[PATCH] D54966: Implement P1007R3 `std::assume_aligned`

Richard Smith - zygoloid via Phabricator reviews at reviews.llvm.org
Mon Dec 3 13:56:37 PST 2018

rsmith added a comment.

In D54966#1314038 <https://reviews.llvm.org/D54966#1314038>, @EricWF wrote:

> We don't need to use `__builtin_assume_aligned` to implement this.  We can use `__attribute__((assume_aligned(N)))` instead. That solves our constexpr problem.

More than that, we **can't** use `__builtin_assume_aligned`, as currently implemented in Clang and GCC, to implement this -- it is non-constant if it cannot **prove** that the pointer is properly-aligned. The library specification for `std::assume_aligned` doesn't permit that behavior, and instead appears to require that a call is a constant subexpression whenever `p` is properly aligned (even if that can't be determined until runtime), meaning that it must also be a constant subexpression in cases where you cannot prove alignment one way or the other. Example:

  extern char p; // might be defined with `alignas(16)`
  extern char *q;
  char *r = q; // required to be initialized to `&p` if `p` is properly aligned, may be `&p` or `nullptr` otherwise
  char *q = std::assume_aligned<16>(&p); // required to be statically initialized if `p` is properly aligned
  int main() { assert((uintptr_t)&p & 15 || r == &q); }

If you use `__builtin_assume_aligned` to implement `std::assume_aligned`, the above assertion can fail, because `&p` can't be proven to be properly-aligned. But if you use the attribute, then no checking will be done during constant evaluation, and the assertion will always pass. (Try it out yourself: https://godbolt.org/z/YKIdWF -- try changing the alignment from 1 to 2 and back, and observe that `q` switches between static and dynamic initialization, and `r` switches from being initialized to `&p` to being initialized to `nullptr`, even though the compiler does not know that `p` will not be 2-byte aligned.)

It's OK that `assume_aligned` is a constant subexpression even when such a call would be UB; the fact that we might have undefined behavior within a constant expression evaluation of the library function `std::assume_aligned` is explicitly permitted by [expr.const]p4 (after the long list of bullets):

> If e satisfies the constraints of a core constant expression, but evaluation of e would evaluate an operation that has undefined behavior as specified in Clause 15 through Clause 31 of this document[...], it is unspecified whether e is a core constant expression.

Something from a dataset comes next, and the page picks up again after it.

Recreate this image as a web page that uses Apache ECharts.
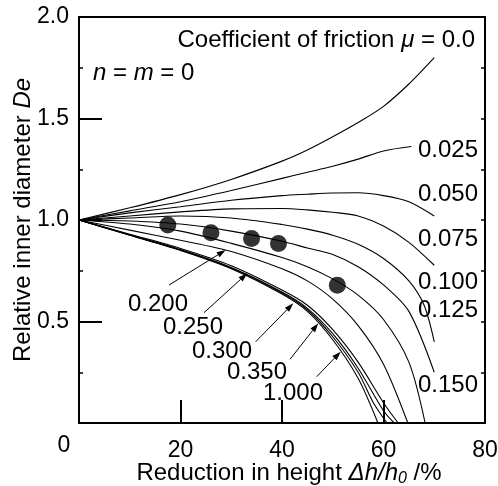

@chandlerc, @hfinkel: does an attribute-only implementation (with no constant evaluation enforcement) materially hurt the ability for the optimizer to use this annotation? Eg, in:

  extern char k[16];
  void f() {
    // the initializer of p is a constant expression and might get constant-folded to &k by the frontend
    char *p = std::assume_aligned<16>(&k);
    // ...do stuff...

the alignment assumption may well never be emitted as IR. Is that acceptable?